Neat post and great comments. Saved. Thanks. :)
My personal setup includes:
- non web facing homeserver for the juicy stuff
- vps with stuff I‘d barely miss if it was gone
- far too many backups
- automatic cleanup of backups so my hdds dont fill up
- fail2ban listening on every log, even docker containers with permaban enabled
- scripts are root 700 and so on
I‘m aware that stuff might go horribly wrong but so far it hasnt.
I’m somewhat paranoid therefore running several isolated servers. And it’s still not bulletproof and will never be!
- only the isolated server, ie. no internet access, can fetch data from the other servers but not vice versa.
- SSH access key based only
- Firewall dropping all but non-standard ports on dedicated subnets
- Fail2ban drops after 2 attempts
- Password length min 24 characters, 2FA, password rotation every 6 months
- Guest network for friends, can’t access any internal subnet
- Reverse proxy (https;443 port only)
- Any service is accessed by a non-privileged user
- Isolated docker services/databases and dedicated docker networks
- every drive + system Luks-encrypted w/ passphrase only
- Dedicated server for home automation only
- Dedicated server for docker services and reverse proxy only
- Isolated data/backup server sharing data to a tv box and audio system without network access via nfs
- Offsite data/backup server via SSH tunnel hosted by a friend
NAT 🥴
I have Nginx Proxy Manager set up to let me access services running HTTP on other ports on the machine with a local network only access list just so my traffic even in my own network will use TLS. The likelihood that anyone is sniffing traffic on my own network is extremely small, but I’m paranoid. (Can’t let anyone see that I’m running Ubuntu Server. How embarrassing.)

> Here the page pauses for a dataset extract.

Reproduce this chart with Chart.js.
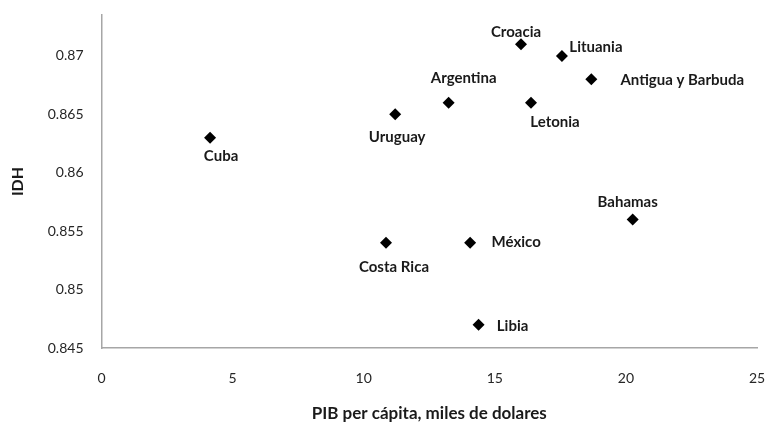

For about a year I was running a full out of band IPS on my network. My core switch was set up with port mirroring to spit out a copy of all traffic on one port so that my Suricata server could analyze it. Then, this was fed into ElasticSearch and a bunch of big data crap looked for anomalies.
It was cool. Basically useless because all it did was complain about the same IP crawler bots as my nginx logs. But fun to setup and ultimately good for my career lol.